Frog in Chrono Trigger had to wait ten years to avenge a friend’s death, and even longer to be freed of his own curse. That’s what makes his character stick with me the longest out of a game with a widely endearing cast.

In Scripture there’s the stories of Sara, Ruth (and Boaz), Hannah, Elizabeth, the woman who bled for years, the many lame and blind healed by Jesus, Saul who became Paul – all of them given a time to wait without answer.

I see modern-day waiters who parallel the Biblical figures: waiting for companionship, waiting for children, waiting for healing, waiting for a call. It takes steady faith to press ahead and trust when God seems to be repeating “No”.

What do we do with the rescue plane doesn’t come? When the curse isn’t lifted? When we send up prayers that return back to us empty?

We take courage. We work. We examine what God holds out in His hands for us and say, thankfully, “What can I do with this, with what I have this moment?”

It’s not easy. I’m not saying it is. How many nights have I fallen asleep numb from waiting for someone to love? How many mornings have I woken up sunk down in the unfriendly quiet that smothers me as soon as the alarm clock shuts off? Many times I’ve wussed out and said, “I’m done, Jesus.”

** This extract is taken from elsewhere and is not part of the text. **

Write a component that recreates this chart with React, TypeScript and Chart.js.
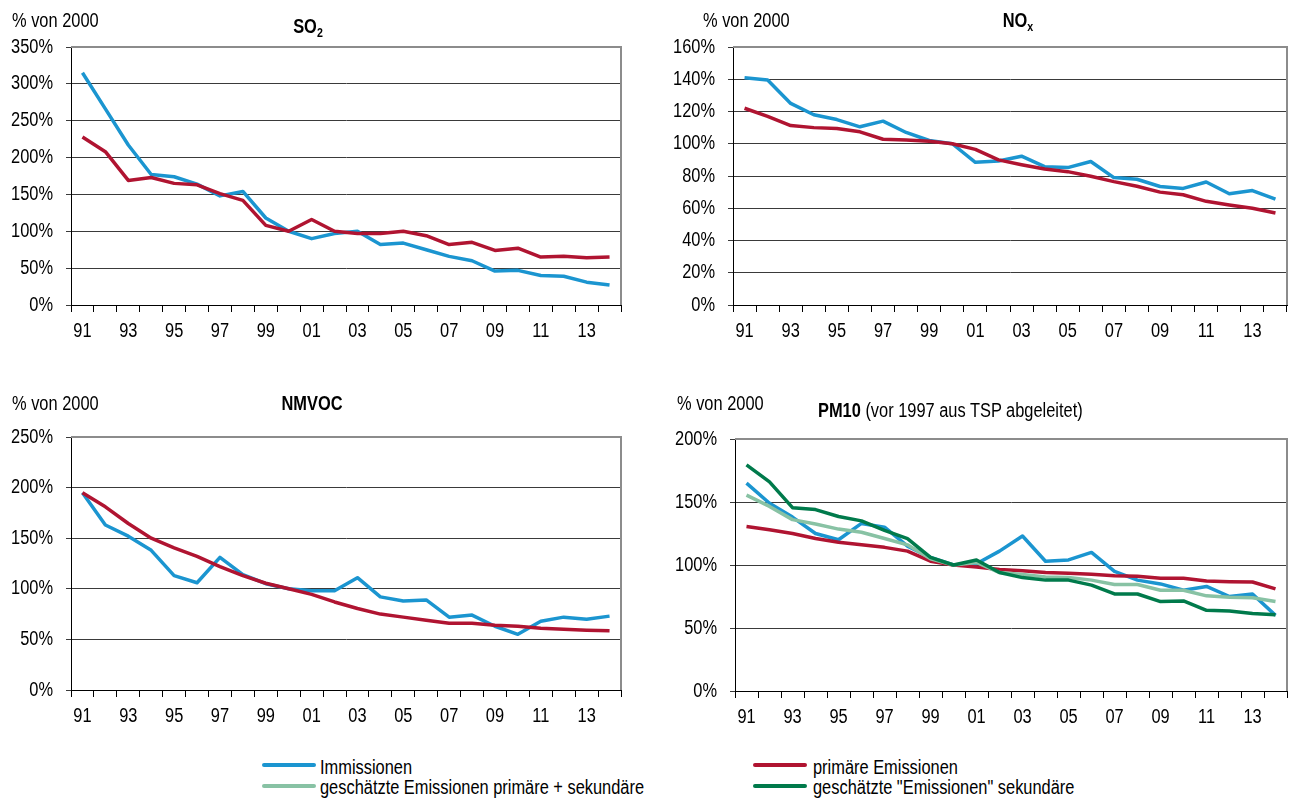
import React, { useEffect, useRef } from 'react';
import { Chart, registerables } from 'chart.js';

Chart.register(...registerables);

const FONT = "'Liberation Sans', Arial, sans-serif";
const NARROW = 0.82;

const years = ['91', '92', '93', '94', '95', '96', '97', '98', '99', '00', '01', '02', '03', '04', '05', '06', '07', '08', '09', '10', '11', '12', '13', '14'];

const so2Immissionen = [315, 266, 217, 177, 174, 164, 148, 154, 118, 100, 90, 97, 100, 82, 84, 75, 66, 60, 46, 47, 40, 39, 31, 27];
const so2Primaer = [228, 208, 169, 173, 165, 163, 151, 142, 108, 100, 116, 100, 97, 97, 100, 94, 82, 85, 74, 77, 65, 66, 64, 65];

const noxImmissionen = [141, 139.5, 125, 118, 115, 110.5, 114, 107, 102, 100, 88.5, 89.3, 92.3, 85.8, 85.2, 89, 79, 78, 73.5, 72.3, 76.3, 69, 71, 65.6];
const noxPrimaer = [122, 117, 111.3, 110, 109.4, 107.4, 102.8, 102.4, 101.5, 100, 96.5, 90, 87, 84.3, 82.7, 79.8, 76.5, 73.6, 70, 68.4, 64.3, 62, 60, 57];

const nmvocImmissionen = [195, 163, 152, 138, 113, 106, 131, 114, 105, 100, 98, 98, 111, 92, 88, 89, 72, 74, 63, 55, 68, 72, 70, 73];
const nmvocPrimaer = [195, 181, 164.5, 150, 140.5, 132, 122, 113, 105.5, 100, 94.5, 87, 80.5, 75, 72, 69, 66, 66, 64, 63, 61, 60, 59, 58.5];

const pm10Immissionen = [165, 149, 138, 125, 120, 133, 130, 115, 106, 100, 101, 111, 123, 103, 104, 110, 95, 88, 85, 80, 83, 75, 77, 60];
const pm10Primaer = [130.5, 128, 125, 121, 118, 116, 114, 111, 103, 100, 98.5, 96.5, 95.5, 94, 93.5, 92.7, 91.5, 91, 89.5, 89.5, 87.3, 86.7, 86.5, 81];
const pm10PrimSek = [155.5, 146.5, 136, 132.5, 128.5, 126, 121, 116, 105, 100, 102, 94, 92.5, 90.5, 90, 88, 84.5, 84.5, 80, 80, 75.5, 74.5, 74, 71];
const pm10Sekundaer = [179.5, 166, 145.5, 144, 138.5, 135, 127.5, 121, 106, 100, 104, 94, 90, 88, 88, 84, 77, 77, 71, 71.5, 64, 63.5, 61.5, 60.5];

const legendLabels = ['Immissionen', 'primäre Emissionen', 'geschätzte Emissionen primäre + sekundäre', 'geschätzte "Emissionen" sekundäre'];

const BLUE = '#1B95D0';
const RED = '#B01431';
const LIGHTGREEN = '#88C2A4';
const DARKGREEN = '#007A4B';

const framePlugin = {
  id: 'frame',
  beforeDatasetsDraw(chart: any) {
    const { ctx, chartArea: a } = chart;
    ctx.save();
    ctx.strokeStyle = '#8C8C8C';
    ctx.lineWidth = 2;
    ctx.beginPath();
    ctx.moveTo(a.left, a.top);
    ctx.lineTo(a.right, a.top);
    ctx.lineTo(a.right, a.bottom);
    ctx.stroke();
    ctx.restore();
  },
};

function ds(label: string, data: number[], color: string, order: number) {
  return {
    label,
    data,
    borderColor: color,
    backgroundColor: color,
    borderWidth: 3.5,
    pointRadius: 0,
    pointHoverRadius: 0,
    tension: 0,
    borderJoinStyle: 'round',
    fill: false,
    order,
  };
}

// condense canvas text horizontally (no narrow font installed)
function condense(ctx: any) {
  const orig = ctx.fillText;
  ctx.fillText = function (text: string, x: number, y: number) {
    this.save();
    this.translate(x, y);
    this.scale(NARROW, 1);
    orig.call(this, text, 0, 0);
    this.restore();
  };
}

type PanelProps = {
  left: number; top: number; width: number; height: number;
  yWidth: number; xHeight: number; padTop: number; padRight: number;
  max: number; step: number; datasets: any[];
};

function Panel(p: PanelProps) {
  const ref = useRef<HTMLCanvasElement>(null);
  useEffect(() => {
    if (!ref.current) return;
    const ctx = ref.current.getContext('2d');
    condense(ctx);
    const chart = new Chart(ref.current, {
      type: 'line',
      data: { labels: years, datasets: p.datasets },
      plugins: [framePlugin],
      options: {
        animation: false,
        responsive: false,
        maintainAspectRatio: false,
        layout: { padding: { top: p.padTop, right: p.padRight, left: 0, bottom: 0 } },
        plugins: { legend: { display: false }, tooltip: { enabled: false } },
        scales: {
          x: {
            type: 'category',
            offset: true,
            grid: { offset: true, drawOnChartArea: false, drawTicks: true, tickLength: 7, color: '#000', lineWidth: 1 },
            border: { color: '#000', width: 1 },
            ticks: {
              autoSkip: false,
              maxRotation: 0,
              minRotation: 0,
              padding: 7,
              color: '#000',
              font: { family: FONT, size: 20 },
              callback: (_v: any, i: number) => (i % 2 === 0 ? years[i] : ''),
            },
            afterFit: (s: any) => { s.height = p.xHeight; },
          },
          y: {
            min: 0,
            max: p.max,
            grid: { color: '#3A3A3A', lineWidth: 1, drawTicks: true, tickLength: 5 },
            border: { color: '#000', width: 1 },
            ticks: {
              stepSize: p.step,
              padding: 13,
              color: '#000',
              font: { family: FONT, size: 20 },
              callback: (v: any) => `${v}%`,
            },
            afterFit: (s: any) => { s.width = p.yWidth; },
          },
        },
      } as any,
    });
    return () => chart.destroy();
  }, []);
  return (
    <canvas
      ref={ref}
      width={p.width}
      height={p.height}
      style={{ position: 'absolute', left: p.left, top: p.top, width: p.width, height: p.height }}
    />
  );
}

function T(props: { x: number; base: number; size?: number; bold?: boolean; align?: 'left' | 'center'; children: any }) {
  const size = props.size ?? 20;
  const center = props.align === 'center';
  return (
    <div
      style={{
        position: 'absolute',
        left: center ? props.x - 250 : props.x,
        width: center ? 500 : undefined,
        textAlign: center ? 'center' : 'left',
        top: props.base - 0.8465 * size,
        fontSize: size,
        lineHeight: `${size}px`,
        fontFamily: FONT,
        fontWeight: props.bold ? 'bold' : 'normal',
        whiteSpace: 'nowrap',
        color: '#000',
        transform: `scaleX(${NARROW})`,
        transformOrigin: center ? 'center' : 'left',
      }}
    >
      {props.children}
    </div>
  );
}

const subStyle: any = { fontSize: 13, verticalAlign: 'baseline', position: 'relative', top: 4 };

function Swatch(props: { x: number; y: number; color: string }) {
  return <div style={{ position: 'absolute', left: props.x, top: props.y - 2, width: 54, height: 4, background: props.color, borderRadius: 2 }} />;
}

export default function App() {
  return (
    <div style={{ position: 'absolute', left: 0, top: 0, width: 1294, height: 805, background: '#fff', overflow: 'hidden' }}>
      <Panel left={0} top={22} width={640} height={330} yWidth={71} xHeight={47} padTop={25} padRight={19} max={350} step={50}
        datasets={[ds(legendLabels[0], so2Immissionen, BLUE, 2), ds(legendLabels[1], so2Primaer, RED, 1)]} />
      <Panel left={640} top={22} width={654} height={330} yWidth={93} xHeight={47} padTop={25} padRight={7} max={160} step={20}
        datasets={[ds(legendLabels[0], noxImmissionen, BLUE, 2), ds(legendLabels[1], noxPrimaer, RED, 1)]} />
      <Panel left={0} top={412} width={640} height={330} yWidth={71} xHeight={52} padTop={25} padRight={19} max={250} step={50}
        datasets={[ds(legendLabels[0], nmvocImmissionen, BLUE, 2), ds(legendLabels[1], nmvocPrimaer, RED, 1)]} />
      <Panel left={640} top={414} width={654} height={330} yWidth={95} xHeight={53} padTop={25} padRight={7} max={200} step={50}
        datasets={[
          ds(legendLabels[0], pm10Immissionen, BLUE, 4),
          ds(legendLabels[1], pm10Primaer, RED, 3),
          ds(legendLabels[2], pm10PrimSek, LIGHTGREEN, 2),
          ds(legendLabels[3], pm10Sekundaer, DARKGREEN, 1),
        ]} />

      <T x={12} base={27}>% von 2000</T>
      <T x={308} base={33} bold align="center">SO<span style={subStyle}>2</span></T>
      <T x={703} base={27}>% von 2000</T>
      <T x={1018} base={27} bold align="center">NO<span style={subStyle}>x</span></T>
      <T x={12} base={410}>% von 2000</T>
      <T x={312} base={410} bold align="center">NMVOC</T>
      <T x={677} base={410}>% von 2000</T>
      <T x={818} base={417}><b>PM10</b> (vor 1997 aus TSP abgeleitet)</T>

      <Swatch x={262} y={765} color={BLUE} />
      <T x={320} base={774} size={20}>{legendLabels[0]}</T>
      <Swatch x={753} y={765} color={RED} />
      <T x={813} base={774} size={20}>{legendLabels[1]}</T>
      <Swatch x={262} y={786} color={LIGHTGREEN} />
      <T x={320} base={794} size={20}>{legendLabels[2]}</T>
      <Swatch x={753} y={786} color={DARKGREEN} />
      <T x={813} base={794} size={20}>{legendLabels[3]}</T>
    </div>
  );
}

But as Brian would chime in: self-pity does no good. Literally! What’s the use in sitting to sulk? Better instead to struggle against every enemy who wants to keep you from the Kingdom – what we all wait for, in the end.

So build that fire from sticks and sparks. Defeat the warlock despite every disadvantage stacked against you. Pray – pray and pray and pray even while people call you a fool and tell you God’ s not true if He hasn’t answered you yet.

Because just you wait. WAIT. Time is the fire in which we are forged.